Reproduce exactly, with no pictures, each line from the opening of the material down through the line containing "Arial, Helvetica, sans-serif';".
**** Material ****
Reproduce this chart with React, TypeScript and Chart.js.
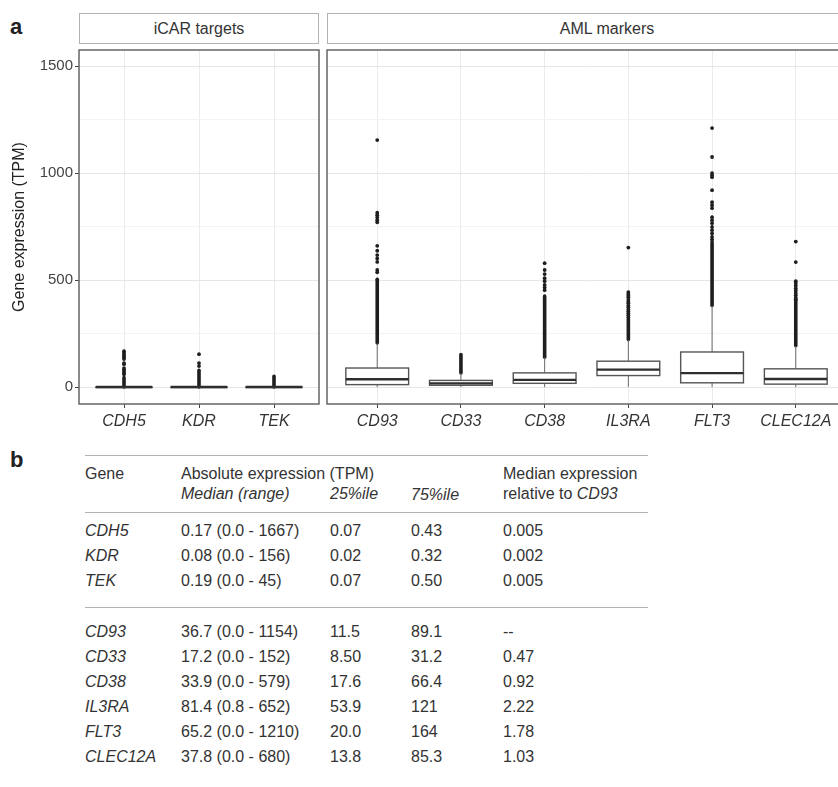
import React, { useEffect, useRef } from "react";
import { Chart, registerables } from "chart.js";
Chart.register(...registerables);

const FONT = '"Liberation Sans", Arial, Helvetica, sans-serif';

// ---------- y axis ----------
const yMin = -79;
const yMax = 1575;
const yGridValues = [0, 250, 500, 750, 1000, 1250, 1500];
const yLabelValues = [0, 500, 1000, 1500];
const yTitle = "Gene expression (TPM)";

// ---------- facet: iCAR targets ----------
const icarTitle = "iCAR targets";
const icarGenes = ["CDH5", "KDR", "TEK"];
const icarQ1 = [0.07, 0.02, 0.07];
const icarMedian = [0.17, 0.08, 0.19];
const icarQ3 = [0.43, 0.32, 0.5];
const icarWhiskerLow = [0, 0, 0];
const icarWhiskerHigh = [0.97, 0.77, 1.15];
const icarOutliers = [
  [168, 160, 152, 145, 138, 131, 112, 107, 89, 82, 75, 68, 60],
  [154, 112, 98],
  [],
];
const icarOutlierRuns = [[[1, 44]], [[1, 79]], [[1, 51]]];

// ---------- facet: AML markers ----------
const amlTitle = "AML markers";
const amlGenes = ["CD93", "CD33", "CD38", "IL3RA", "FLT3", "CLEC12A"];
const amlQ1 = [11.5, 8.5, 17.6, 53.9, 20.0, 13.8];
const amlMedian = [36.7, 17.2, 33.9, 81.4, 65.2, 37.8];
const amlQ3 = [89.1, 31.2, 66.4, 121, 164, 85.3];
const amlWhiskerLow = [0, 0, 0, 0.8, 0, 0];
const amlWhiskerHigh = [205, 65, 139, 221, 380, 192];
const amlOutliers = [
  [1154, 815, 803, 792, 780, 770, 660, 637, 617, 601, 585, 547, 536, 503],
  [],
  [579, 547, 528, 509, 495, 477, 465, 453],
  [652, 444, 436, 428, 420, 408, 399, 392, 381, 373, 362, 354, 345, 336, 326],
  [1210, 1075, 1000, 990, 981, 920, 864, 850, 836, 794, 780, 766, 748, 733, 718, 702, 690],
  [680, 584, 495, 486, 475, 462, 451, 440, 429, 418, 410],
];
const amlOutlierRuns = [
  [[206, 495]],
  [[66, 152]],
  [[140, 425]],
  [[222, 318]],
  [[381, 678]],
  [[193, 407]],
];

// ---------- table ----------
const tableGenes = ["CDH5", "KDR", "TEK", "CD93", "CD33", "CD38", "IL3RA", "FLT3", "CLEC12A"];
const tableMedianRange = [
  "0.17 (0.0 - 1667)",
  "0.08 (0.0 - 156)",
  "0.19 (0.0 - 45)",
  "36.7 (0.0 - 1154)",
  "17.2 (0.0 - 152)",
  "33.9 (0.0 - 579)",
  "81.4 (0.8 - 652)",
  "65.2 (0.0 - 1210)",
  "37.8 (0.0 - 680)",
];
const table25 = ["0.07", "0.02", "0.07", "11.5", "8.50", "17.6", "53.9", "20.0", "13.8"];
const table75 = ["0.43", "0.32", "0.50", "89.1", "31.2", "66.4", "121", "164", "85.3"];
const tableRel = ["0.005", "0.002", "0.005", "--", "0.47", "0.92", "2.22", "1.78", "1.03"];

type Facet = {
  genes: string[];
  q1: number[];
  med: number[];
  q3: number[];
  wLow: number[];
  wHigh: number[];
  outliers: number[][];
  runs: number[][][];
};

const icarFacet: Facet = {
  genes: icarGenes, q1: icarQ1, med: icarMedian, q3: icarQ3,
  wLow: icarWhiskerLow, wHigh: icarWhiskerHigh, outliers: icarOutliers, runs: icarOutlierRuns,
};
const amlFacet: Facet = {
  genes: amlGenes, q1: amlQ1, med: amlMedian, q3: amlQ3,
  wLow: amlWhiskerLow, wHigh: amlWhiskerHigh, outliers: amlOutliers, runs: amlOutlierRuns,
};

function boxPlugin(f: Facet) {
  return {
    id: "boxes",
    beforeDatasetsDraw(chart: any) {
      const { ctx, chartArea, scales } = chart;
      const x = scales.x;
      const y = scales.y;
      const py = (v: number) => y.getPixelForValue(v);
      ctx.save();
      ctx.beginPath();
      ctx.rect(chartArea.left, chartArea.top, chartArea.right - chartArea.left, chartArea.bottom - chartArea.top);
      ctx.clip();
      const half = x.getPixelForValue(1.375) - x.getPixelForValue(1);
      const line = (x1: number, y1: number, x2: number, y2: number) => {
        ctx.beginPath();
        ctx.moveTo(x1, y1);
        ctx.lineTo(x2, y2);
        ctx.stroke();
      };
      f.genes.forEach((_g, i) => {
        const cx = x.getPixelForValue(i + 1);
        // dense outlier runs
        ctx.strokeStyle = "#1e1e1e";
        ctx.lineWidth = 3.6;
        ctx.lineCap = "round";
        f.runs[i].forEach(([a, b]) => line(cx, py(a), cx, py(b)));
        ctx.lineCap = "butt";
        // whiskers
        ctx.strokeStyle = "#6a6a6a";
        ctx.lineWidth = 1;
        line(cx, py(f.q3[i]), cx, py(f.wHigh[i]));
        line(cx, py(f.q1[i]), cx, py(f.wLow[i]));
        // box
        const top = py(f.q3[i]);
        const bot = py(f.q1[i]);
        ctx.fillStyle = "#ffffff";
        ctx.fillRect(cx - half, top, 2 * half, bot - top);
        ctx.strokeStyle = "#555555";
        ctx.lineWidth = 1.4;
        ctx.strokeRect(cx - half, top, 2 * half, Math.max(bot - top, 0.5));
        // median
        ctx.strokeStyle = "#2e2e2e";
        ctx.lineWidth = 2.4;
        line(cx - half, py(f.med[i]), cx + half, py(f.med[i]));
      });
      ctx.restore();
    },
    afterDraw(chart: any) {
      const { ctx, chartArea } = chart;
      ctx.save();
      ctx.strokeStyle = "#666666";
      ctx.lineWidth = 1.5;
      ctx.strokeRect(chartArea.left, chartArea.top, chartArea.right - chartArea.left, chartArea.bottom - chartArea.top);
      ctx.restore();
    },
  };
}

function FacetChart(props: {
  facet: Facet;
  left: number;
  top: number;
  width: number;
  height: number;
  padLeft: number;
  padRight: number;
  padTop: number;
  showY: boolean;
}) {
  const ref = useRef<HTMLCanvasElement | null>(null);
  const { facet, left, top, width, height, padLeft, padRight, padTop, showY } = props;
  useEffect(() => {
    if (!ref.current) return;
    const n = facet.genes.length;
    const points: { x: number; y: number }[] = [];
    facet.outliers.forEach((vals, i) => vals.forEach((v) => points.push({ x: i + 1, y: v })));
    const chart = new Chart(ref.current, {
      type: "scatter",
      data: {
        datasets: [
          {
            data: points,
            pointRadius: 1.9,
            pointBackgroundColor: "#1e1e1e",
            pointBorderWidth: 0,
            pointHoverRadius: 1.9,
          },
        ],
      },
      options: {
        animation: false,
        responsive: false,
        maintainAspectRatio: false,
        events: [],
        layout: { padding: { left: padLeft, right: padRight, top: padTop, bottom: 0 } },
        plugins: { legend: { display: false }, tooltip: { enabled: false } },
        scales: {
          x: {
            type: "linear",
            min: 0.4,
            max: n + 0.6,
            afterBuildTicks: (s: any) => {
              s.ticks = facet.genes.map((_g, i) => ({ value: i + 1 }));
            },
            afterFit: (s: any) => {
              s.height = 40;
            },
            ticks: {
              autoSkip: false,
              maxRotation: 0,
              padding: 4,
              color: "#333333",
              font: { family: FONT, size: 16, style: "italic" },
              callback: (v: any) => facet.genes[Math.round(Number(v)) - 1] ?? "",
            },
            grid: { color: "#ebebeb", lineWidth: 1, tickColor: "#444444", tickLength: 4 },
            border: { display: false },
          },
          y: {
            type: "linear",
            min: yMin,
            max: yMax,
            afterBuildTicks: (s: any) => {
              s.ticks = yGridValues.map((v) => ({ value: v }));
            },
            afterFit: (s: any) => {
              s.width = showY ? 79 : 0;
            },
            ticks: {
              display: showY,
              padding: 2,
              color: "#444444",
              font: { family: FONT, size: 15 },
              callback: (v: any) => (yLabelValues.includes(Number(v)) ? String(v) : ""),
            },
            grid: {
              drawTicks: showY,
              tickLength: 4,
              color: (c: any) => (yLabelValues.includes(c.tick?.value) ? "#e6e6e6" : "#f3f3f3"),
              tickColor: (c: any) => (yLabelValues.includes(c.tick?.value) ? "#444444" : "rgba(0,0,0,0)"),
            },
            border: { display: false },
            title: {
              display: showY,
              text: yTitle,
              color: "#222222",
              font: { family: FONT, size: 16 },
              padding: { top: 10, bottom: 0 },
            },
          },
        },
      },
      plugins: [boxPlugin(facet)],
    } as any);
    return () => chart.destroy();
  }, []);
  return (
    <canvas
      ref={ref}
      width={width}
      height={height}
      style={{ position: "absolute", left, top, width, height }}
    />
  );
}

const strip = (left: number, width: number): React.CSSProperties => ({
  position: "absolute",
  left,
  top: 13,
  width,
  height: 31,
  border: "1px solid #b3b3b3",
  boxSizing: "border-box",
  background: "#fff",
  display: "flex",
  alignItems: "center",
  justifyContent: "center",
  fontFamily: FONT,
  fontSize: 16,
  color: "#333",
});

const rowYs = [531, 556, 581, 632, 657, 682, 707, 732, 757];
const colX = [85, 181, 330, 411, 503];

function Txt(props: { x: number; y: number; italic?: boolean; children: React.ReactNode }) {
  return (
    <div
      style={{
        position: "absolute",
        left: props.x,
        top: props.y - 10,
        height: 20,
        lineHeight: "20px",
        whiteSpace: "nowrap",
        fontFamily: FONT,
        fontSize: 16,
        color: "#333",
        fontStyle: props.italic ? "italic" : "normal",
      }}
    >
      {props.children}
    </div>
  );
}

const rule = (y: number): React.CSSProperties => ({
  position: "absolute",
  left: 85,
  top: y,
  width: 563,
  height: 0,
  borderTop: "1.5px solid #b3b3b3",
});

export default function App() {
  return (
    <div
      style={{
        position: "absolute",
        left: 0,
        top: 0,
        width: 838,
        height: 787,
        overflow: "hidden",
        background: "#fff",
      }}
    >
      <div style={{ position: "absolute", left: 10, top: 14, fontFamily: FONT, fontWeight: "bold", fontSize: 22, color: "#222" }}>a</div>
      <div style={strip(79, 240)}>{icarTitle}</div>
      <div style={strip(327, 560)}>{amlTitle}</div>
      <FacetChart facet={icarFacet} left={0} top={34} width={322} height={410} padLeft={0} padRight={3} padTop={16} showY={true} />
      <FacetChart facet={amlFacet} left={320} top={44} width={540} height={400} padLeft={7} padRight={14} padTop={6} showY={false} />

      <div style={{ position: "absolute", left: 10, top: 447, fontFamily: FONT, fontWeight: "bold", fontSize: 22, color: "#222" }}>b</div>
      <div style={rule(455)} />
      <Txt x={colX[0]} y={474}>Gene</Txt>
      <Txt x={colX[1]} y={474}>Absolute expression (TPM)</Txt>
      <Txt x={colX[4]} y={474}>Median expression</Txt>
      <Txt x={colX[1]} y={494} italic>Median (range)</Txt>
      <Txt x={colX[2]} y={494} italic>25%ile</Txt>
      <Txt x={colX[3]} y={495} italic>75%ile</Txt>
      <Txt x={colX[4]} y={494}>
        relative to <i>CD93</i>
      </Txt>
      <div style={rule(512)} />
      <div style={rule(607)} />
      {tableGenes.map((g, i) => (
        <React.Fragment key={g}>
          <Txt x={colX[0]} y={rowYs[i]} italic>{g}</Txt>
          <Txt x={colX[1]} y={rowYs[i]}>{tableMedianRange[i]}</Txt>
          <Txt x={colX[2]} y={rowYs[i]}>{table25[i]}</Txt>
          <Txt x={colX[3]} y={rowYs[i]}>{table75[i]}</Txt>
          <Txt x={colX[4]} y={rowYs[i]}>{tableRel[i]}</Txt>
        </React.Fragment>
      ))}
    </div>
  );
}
****
#### Output of the exercise:
Reproduce this chart with React, TypeScript and Chart.js.
import React, { useEffect, useRef } from "react";
import { Chart, registerables } from "chart.js";
Chart.register(...registerables);

const FONT = '"Liberation Sans", Arial, Helvetica, sans-serif';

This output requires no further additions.